We will see results this week from a diverse group of bellwethers from Tech leaders like Google (Nasdaq: GOOG-Free Report), Apple (Nasdaq: AAPL-Free Report) and Facebook (Nasdaq: FB-Free Report) to Energy leaders like Exxon (NYSE: XOM-Free Report) and Chevron (NYSE: CVX-Free Report). By the end of this week, we will have seen results from almost half of the S&P 500 members.
We have a good sense of the Q4 earnings season already, having seen results from 122 S&P 500 companies or 24.4% of the index's total membership that combined account for 33% of its total market capitalization. The emerging narrative in the market appears to be of surprisingly mixed or unimpressive results.

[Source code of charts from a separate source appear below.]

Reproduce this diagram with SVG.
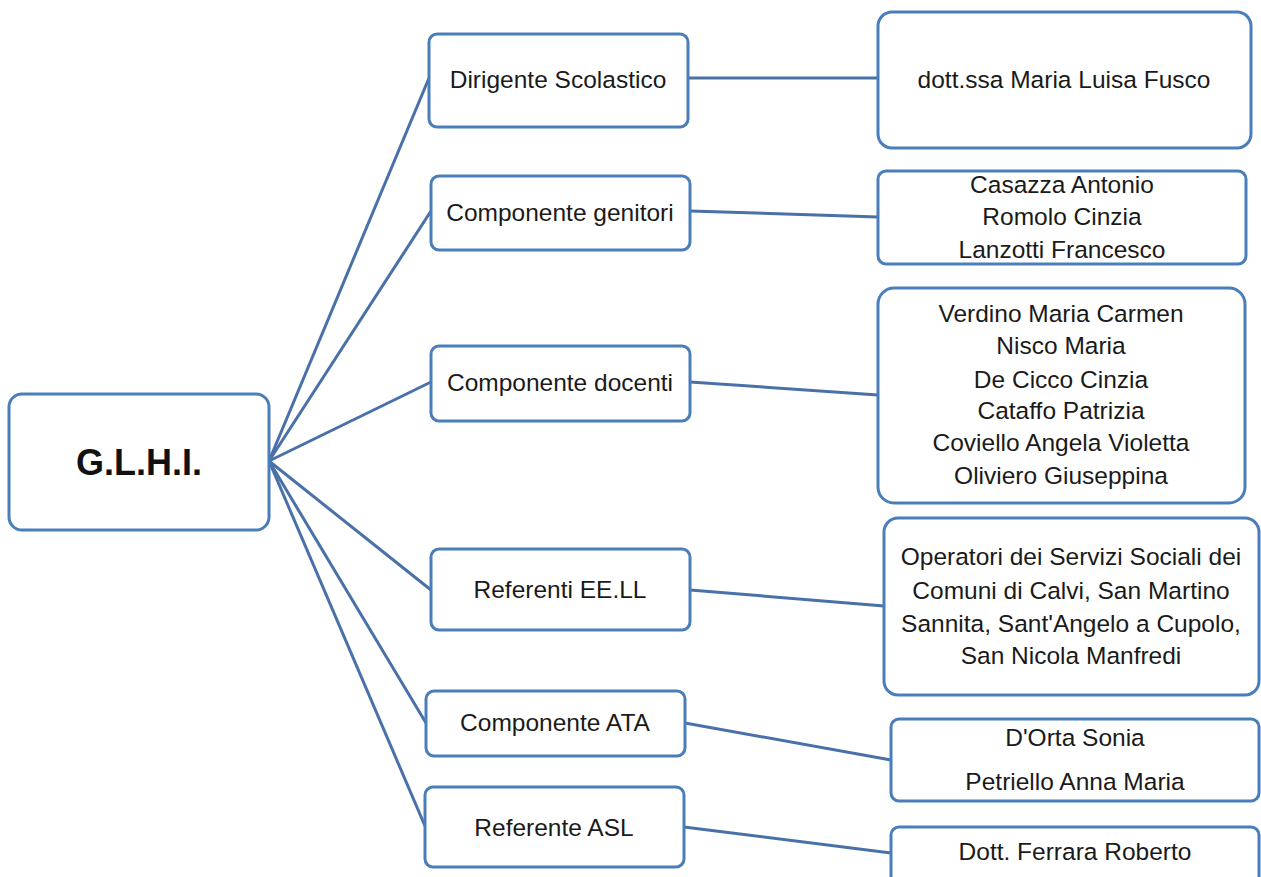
<svg xmlns="http://www.w3.org/2000/svg" width="1261" height="877" viewBox="0 0 1261 877">
<style>
.box{fill:#fff;stroke:#4a7ebb;stroke-width:3}
.con{stroke:#4a70a8;stroke-width:3;fill:none}
text{font-family:"Liberation Sans",Arial,sans-serif;font-size:24.5px;fill:#1a1a1a;text-anchor:middle}
.root{font-size:36px;font-weight:bold;fill:#111}
</style>
<rect width="1261" height="877" fill="#fff"/>
<g id="connectors">
<line class="con" x1="269" y1="461" x2="429" y2="78"/>
<line class="con" x1="269" y1="461" x2="431" y2="211"/>
<line class="con" x1="269" y1="461" x2="431" y2="382"/>
<line class="con" x1="269" y1="461" x2="431" y2="590"/>
<line class="con" x1="269" y1="461" x2="426" y2="723"/>
<line class="con" x1="269" y1="461" x2="425" y2="826"/>
<line class="con" x1="688" y1="78" x2="878" y2="78"/>
<line class="con" x1="690" y1="211" x2="878" y2="217"/>
<line class="con" x1="690" y1="382" x2="878" y2="395"/>
<line class="con" x1="690" y1="590" x2="884" y2="606"/>
<line class="con" x1="685" y1="723" x2="891" y2="760"/>
<line class="con" x1="684" y1="827" x2="891" y2="853"/>
</g>
<g id="root">
<rect class="box" x="9" y="394" width="260" height="136" rx="13"/>
<text class="root" x="139" y="475">G.L.H.I.</text>
</g>
<g id="dirigente">
<rect class="box" x="429" y="34" width="259" height="93" rx="8"/>
<text x="558" y="88">Dirigente Scolastico</text>
</g>
<g id="genitori">
<rect class="box" x="431" y="176" width="259" height="74" rx="8"/>
<text x="560" y="221">Componente genitori</text>
</g>
<g id="docenti">
<rect class="box" x="431" y="346" width="259" height="75" rx="8"/>
<text x="560" y="391">Componente docenti</text>
</g>
<g id="eell">
<rect class="box" x="431" y="549" width="259" height="81" rx="8"/>
<text x="560" y="598">Referenti EE.LL</text>
</g>
<g id="ata">
<rect class="box" x="426" y="691" width="259" height="65" rx="8"/>
<text x="555" y="731">Componente ATA</text>
</g>
<g id="asl">
<rect class="box" x="425" y="787" width="259" height="80" rx="8"/>
<text x="554" y="836">Referente ASL</text>
</g>
<g id="fusco">
<rect class="box" x="878" y="12" width="373" height="136" rx="14"/>
<text x="1064" y="88">dott.ssa Maria Luisa Fusco</text>
</g>
<g id="genitori-nomi">
<rect class="box" x="878" y="171" width="368" height="93" rx="8"/>
<text x="1062" y="193">Casazza Antonio</text>
<text x="1062" y="225">Romolo Cinzia</text>
<text x="1062" y="258">Lanzotti Francesco</text>
</g>
<g id="docenti-nomi">
<rect class="box" x="878" y="288" width="367" height="215" rx="16"/>
<text x="1061" y="322">Verdino Maria Carmen</text>
<text x="1061" y="354">Nisco Maria</text>
<text x="1061" y="388">De Cicco Cinzia</text>
<text x="1061" y="419">Cataffo Patrizia</text>
<text x="1061" y="451">Coviello Angela Violetta</text>
<text x="1061" y="484">Oliviero Giuseppina</text>
</g>
<g id="eell-nomi">
<rect class="box" x="884" y="518" width="375" height="177" rx="14"/>
<text x="1071" y="565">Operatori dei Servizi Sociali dei</text>
<text x="1071" y="599">Comuni di Calvi, San Martino</text>
<text x="1071" y="632">Sannita, Sant'Angelo a Cupolo,</text>
<text x="1071" y="664">San Nicola Manfredi</text>
</g>
<g id="ata-nomi">
<rect class="box" x="891" y="719" width="368" height="82" rx="8"/>
<text x="1075" y="746">D'Orta Sonia</text>
<text x="1075" y="790">Petriello Anna Maria</text>
</g>
<g id="asl-nomi">
<rect class="box" x="891" y="827" width="368" height="70" rx="8"/>
<text x="1075" y="860">Dott. Ferrara Roberto</text>
</g>
</svg>
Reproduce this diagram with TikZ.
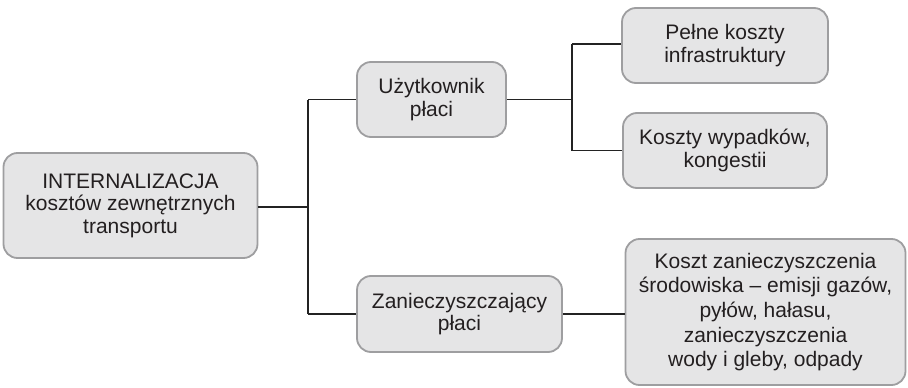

But the fact is that in many respects the Q4 earnings season is no different from what we saw in Q3 and other recent quarters. What may be different, however, is that folks have finally started paying closer attention to corporate earnings. And while earnings aren't bad, they are not consistent with a stock market that, till a few days back, was sitting pretty in record territory either.
It appears that the market was looking for something better, particularly on the guidance front. The hope was, and still is, that given the improving domestic economic scene and signs of stabilization in Europe, we will get relatively reassuring guidance from management teams. But we are not seeing that, with managements continuing to provide sub-par outlook for the coming quarter(s). In other words, management teams are dishing out what they have been doing for more than a year now. And this is prompting estimates for the current quarter to come down.